# Guide for Introducing Coordinate Planes

Guide for Introducing Coordinate Planes
This series of activities and lesson notes is part of a unit in which the purpose is, “Students will interpret visual information in order to make informed consumer decisions.” The activities begin with informal exploration.

1.  Introduce the series, “Today we will think deeply about a way to represent data visually.”

Pet Choices (approximately 50 minutes without extension).  Use the Open Author resource, Pet Choices.

2.  “Now let’s look at another visual representation of data.”

Drink Prices (approximately 15 minutes).  Use the Open Educational Resource (OER), Figure This! Challenge #70 along with any of the following ideas:

Use this as a whole class lesson.  Be slow to tell students who are making a conjecture if they are correct or not, giving everyone time to think through the ideas.

Share the graph image and ask, “Is it more expensive to buy drinks at the grocery store or the convenience store?” Do not validate any answers, you are more interested in student reasoning; so after every answer given, ask, “How do you know?”

To lead students into seeing a general pattern rather than just the information they can gather from individual data points, use this series of questions:

o   “Name a drink that’s more affordable at the grocery store.”

o   “Name a drink that’s more affordable at the convenience store.”

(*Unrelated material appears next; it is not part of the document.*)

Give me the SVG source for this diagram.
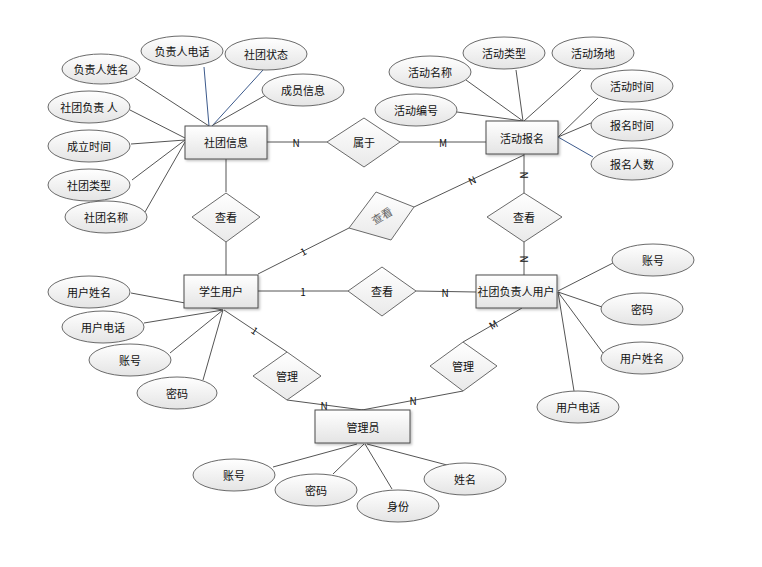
<svg xmlns="http://www.w3.org/2000/svg" width="762" height="567" viewBox="0 0 762 567">
<defs>
<linearGradient id="g" x1="0" y1="0" x2="0" y2="1"><stop offset="0" stop-color="#ffffff"/><stop offset="1" stop-color="#e4e4e4"/></linearGradient>
<linearGradient id="gd" x1="0" y1="0" x2="0" y2="1"><stop offset="0" stop-color="#ffffff"/><stop offset="1" stop-color="#e9e9e9"/></linearGradient>
<filter id="sh" x="-10%" y="-10%" width="130%" height="140%"><feDropShadow dx="1.5" dy="1.5" stdDeviation="1" flood-color="#000" flood-opacity="0.25"/></filter>
</defs>
<style>
text{font-family:"Noto Sans CJK SC","Liberation Sans",sans-serif;font-size:11px;fill:#111;text-anchor:middle;dominant-baseline:central}
.e{fill:url(#g);stroke:#6a6a6a;stroke-width:1}
.r{fill:url(#g);stroke:#4d4d4d;stroke-width:1;filter:url(#sh)}
.d{fill:url(#gd);stroke:#6a6a6a;stroke-width:1}
.l{stroke:#555;stroke-width:1;fill:none}
.b{stroke:#3c5a8c;stroke-width:1;fill:none}
.c{font-size:10px}
</style>
<rect width="762" height="567" fill="#fff"/>
<g id="connectors">
<line class="l" x1="135" y1="78" x2="209" y2="126"/>
<line class="b" x1="204" y1="67" x2="209" y2="126"/>
<line class="b" x1="263" y1="70" x2="212" y2="126"/>
<line class="l" x1="266" y1="95" x2="213" y2="125"/>
<line class="l" x1="130" y1="110" x2="185" y2="138"/>
<line class="l" x1="131" y1="144" x2="185" y2="140"/>
<line class="l" x1="132" y1="180" x2="185" y2="140"/>
<line class="l" x1="145" y1="212" x2="185" y2="142"/>
<line class="l" x1="267" y1="142" x2="327" y2="142"/>
<line class="l" x1="400" y1="142" x2="486" y2="142"/>
<line class="l" x1="226" y1="159" x2="226" y2="192"/>
<line class="l" x1="226" y1="242" x2="226" y2="275"/>
<line class="l" x1="466" y1="80" x2="523" y2="121"/>
<line class="l" x1="516" y1="70" x2="523" y2="121"/>
<line class="l" x1="581" y1="70" x2="524" y2="121"/>
<line class="l" x1="457" y1="112" x2="523" y2="121"/>
<line class="l" x1="598" y1="98" x2="558" y2="137"/>
<line class="l" x1="591" y1="123" x2="558" y2="137"/>
<line class="b" x1="558" y1="137" x2="593" y2="157"/>
<line class="l" x1="524" y1="155" x2="414" y2="207"/>
<line class="l" x1="524" y1="154" x2="524" y2="193"/>
<line class="l" x1="524" y1="242" x2="524" y2="275"/>
<line class="l" x1="258" y1="274" x2="349" y2="228"/>
<line class="l" x1="258" y1="291" x2="348" y2="291"/>
<line class="l" x1="416" y1="291" x2="476" y2="292"/>
<line class="l" x1="131" y1="293" x2="223" y2="310"/>
<line class="l" x1="144" y1="323" x2="223" y2="310"/>
<line class="l" x1="170" y1="353" x2="223" y2="310"/>
<line class="l" x1="203" y1="380" x2="223" y2="310"/>
<line class="l" x1="224" y1="310" x2="287" y2="352"/>
<line class="l" x1="287" y1="400" x2="363" y2="410"/>
<line class="l" x1="522" y1="308" x2="463" y2="342"/>
<line class="l" x1="463" y1="391" x2="362" y2="410"/>
<line class="l" x1="558" y1="291" x2="613" y2="263"/>
<line class="l" x1="558" y1="292" x2="602" y2="307"/>
<line class="l" x1="558" y1="292" x2="603" y2="353"/>
<line class="l" x1="558" y1="292" x2="574" y2="391"/>
<line class="l" x1="273" y1="467" x2="357" y2="444"/>
<line class="l" x1="333" y1="474" x2="364" y2="444"/>
<line class="l" x1="392" y1="489" x2="365" y2="444"/>
<line class="l" x1="447" y1="465" x2="367" y2="444"/>
<text class="c" x="296" y="142">N</text>
<text class="c" x="443" y="142">M</text>
<text class="c" x="472" y="180" transform="rotate(-25 472 180)">N</text>
<text class="c" x="524" y="175" transform="rotate(90 524 175)">N</text>
<text class="c" x="524" y="259" transform="rotate(90 524 259)">N</text>
<text class="c" x="303" y="251" transform="rotate(-27 303 251)">1</text>
<text class="c" x="303" y="291">1</text>
<text class="c" x="445" y="292">N</text>
<text class="c" x="255" y="330" transform="rotate(34 255 330)">1</text>
<text class="c" x="324" y="405">N</text>
<text class="c" x="493" y="324" transform="rotate(-30 493 324)">M</text>
<text class="c" x="413" y="400">N</text>
</g>
<g id="e-fzrxm"><ellipse class="e" cx="101" cy="69" rx="39" ry="15"/><text x="101" y="69">负责人姓名</text></g>
<g id="e-fzrdh"><ellipse class="e" cx="182" cy="51" rx="41" ry="15"/><text x="182" y="51">负责人电话</text></g>
<g id="e-stzt"><ellipse class="e" cx="266" cy="54" rx="41" ry="16"/><text x="266" y="54">社团状态</text></g>
<g id="e-cyxx"><ellipse class="e" cx="303" cy="90" rx="41" ry="16"/><text x="303" y="90">成员信息</text></g>
<g id="e-stfzr"><ellipse class="e" cx="89" cy="107" rx="41" ry="16"/><text x="89" y="107">社团负责 人</text></g>
<g id="e-clsj"><ellipse class="e" cx="89" cy="146" rx="41" ry="16"/><text x="89" y="146">成立时间</text></g>
<g id="e-stlx"><ellipse class="e" cx="89" cy="185" rx="41" ry="16"/><text x="89" y="185">社团类型</text></g>
<g id="e-stmc"><ellipse class="e" cx="106" cy="217" rx="41" ry="16"/><text x="106" y="217">社团名称</text></g>
<g id="e-hdmc"><ellipse class="e" cx="430" cy="72" rx="41" ry="16"/><text x="430" y="72">活动名称</text></g>
<g id="e-hdlx"><ellipse class="e" cx="504" cy="53" rx="41" ry="16"/><text x="504" y="53">活动类型</text></g>
<g id="e-hdcd"><ellipse class="e" cx="593" cy="53" rx="41" ry="16"/><text x="593" y="53">活动场地</text></g>
<g id="e-hdsj"><ellipse class="e" cx="632" cy="86" rx="41" ry="16"/><text x="632" y="86">活动时间</text></g>
<g id="e-hdbh"><ellipse class="e" cx="416" cy="110" rx="41" ry="16"/><text x="416" y="110">活动编号</text></g>
<g id="e-bmsj"><ellipse class="e" cx="632" cy="125" rx="41" ry="16"/><text x="632" y="125">报名时间</text></g>
<g id="e-bmrs"><ellipse class="e" cx="632" cy="164" rx="41" ry="16"/><text x="632" y="164">报名人数</text></g>
<g id="e-yhxm1"><ellipse class="e" cx="89" cy="292" rx="41" ry="16"/><text x="89" y="292">用户姓名</text></g>
<g id="e-yhdh1"><ellipse class="e" cx="103" cy="327" rx="41" ry="16"/><text x="103" y="327">用户电话</text></g>
<g id="e-zh1"><ellipse class="e" cx="130" cy="360" rx="41" ry="16"/><text x="130" y="360">账号</text></g>
<g id="e-mm1"><ellipse class="e" cx="177" cy="393" rx="40" ry="16"/><text x="177" y="393">密码</text></g>
<g id="e-zh2"><ellipse class="e" cx="653" cy="260" rx="41" ry="16"/><text x="653" y="260">账号</text></g>
<g id="e-mm2"><ellipse class="e" cx="642" cy="309" rx="41" ry="16"/><text x="642" y="309">密码</text></g>
<g id="e-yhxm2"><ellipse class="e" cx="642" cy="358" rx="41" ry="16"/><text x="642" y="358">用户姓名</text></g>
<g id="e-yhdh2"><ellipse class="e" cx="578" cy="407" rx="41" ry="16"/><text x="578" y="407">用户电话</text></g>
<g id="e-zh3"><ellipse class="e" cx="234" cy="475" rx="41" ry="16"/><text x="234" y="475">账号</text></g>
<g id="e-mm3"><ellipse class="e" cx="316" cy="490" rx="41" ry="16"/><text x="316" y="490">密码</text></g>
<g id="e-sf"><ellipse class="e" cx="398" cy="506" rx="41" ry="16"/><text x="398" y="506">身份</text></g>
<g id="e-xm"><ellipse class="e" cx="465" cy="479" rx="41" ry="16"/><text x="465" y="479">姓名</text></g>
<g id="d-sy"><polygon class="d" points="364,118 400,142 364,167 327,142"/><text x="364" y="142">属于</text></g>
<g id="d-ck1"><polygon class="d" points="226,193 260,217 226,242 192,217"/><text x="226" y="217">查看</text></g>
<g id="d-ck2"><polygon class="d" points="376,192 414,207 391,240 349,228"/><text x="382" y="216" transform="rotate(-30 382 216)" style="font-family:'Liberation Serif','Noto Sans CJK SC',serif;fill:#666">查看</text></g>
<g id="d-ck3"><polygon class="d" points="524,193 562,217 524,242 487,217"/><text x="524" y="217">查看</text></g>
<g id="d-ck4"><polygon class="d" points="382,267 416,291 382,316 348,291"/><text x="382" y="291">查看</text></g>
<g id="d-gl1"><polygon class="d" points="287,352 321,376 287,400 253,376"/><text x="287" y="376">管理</text></g>
<g id="d-gl2"><polygon class="d" points="463,342 497,366 463,391 430,366"/><text x="463" y="366">管理</text></g>
<g id="n-stxx"><rect class="r" x="185" y="126" width="82" height="33"/><text x="226" y="142">社团信息</text></g>
<g id="n-hdbm"><rect class="r" x="486" y="121" width="72" height="33"/><text x="522" y="138">活动报名</text></g>
<g id="n-xsyh"><rect class="r" x="184" y="275" width="74" height="33"/><text x="221" y="291">学生用户</text></g>
<g id="n-stfzryh"><rect class="r" x="476" y="275" width="81" height="33"/><text x="516" y="291">社团负责人用户</text></g>
<g id="n-gly"><rect class="r" x="315" y="410" width="95" height="33"/><text x="363" y="427">管理员</text></g>
</svg>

o   “What’s the most expensive drink?”  (Evian.)

o   “What’s the cheapest drink?”  (Nestea or Ginger Ale, depending on where you purchase it.)

o   “Is there a way to answer the question, Is it more expensive to buy drinks at the grocery store or the convenience store? for these and any other data (drinks) we add to this graph at a glance?”

Take suggestions until someone describes, in some way, the idea of finding where $1 at the convenience store and$1 at the grocery store meet.  Finding multiple points where the dollar values meet will create a line from (0, 0) at a 45° angle.  Now is the time to use students’ language with specific dollar-value examples and help them move to more generalized statements such as “when the price at the convenience store is equal to the price at the grocery store.”  If they are ready, formalize the language of y = x from the generalized statements they use.  (See the answers link at the bottom of the OER for ways that this can happen using a table.)

3.  Now that students have had a chance to experience coordinate planes in quadrant 1, follow up by extending the lesson in the appropriate direction for the class.  There are three choices below.  Each activity takes approximately 45 minutes.

1)      Battleship (If needed, use to teach plotting points.  Directions for quadrant 1 below.)

2)      Pomegraphit (This internet-based activity uses 4 quadrants, informally through Desmos.)

3)      Awesome Coordinate Plane (This internet-based activity uses negative numbers and all 4 quadrants through Desmos.)

Battleship

Preparation:  Pass a sheet grid paper to each student.  Ask students to fold in in half.  On both halves, draw quadrant 1 of a coordinate plane on labeled from 0 to +10 on the x-axis and y-axis.  On the bottom half, ask students to plot the locations of five ships.  Ships must be placed vertically or horizontally and fit within the defined area. The five ships are:

⧠       Aircraft carrier, 5 points long

⧠       Battleship, 4 points long

⧠       Submarine, 3 points long

⧠       Destroyer, 3 points long

⧠       PT-Boat, 2 points long

Playing the Game:  (Model how this works by first playing one game with the whole class guessing where you placed your ships before using it with partnered students.)

1.  Take turns guessing coordinates (attacking) that may be a location of a ship.

2.  The person whose ships are under attack will let the attacker know if their coordinates were a hit or a miss.  The attacker then records whether or not their guess was a hit or a miss on their blank coordinate plane in order to keep track.

3.  Once all the coordinates of a ship have been hit, tell the attacker that the ship is sunk.

4.  Play until one person sinks all of the other person’s ships.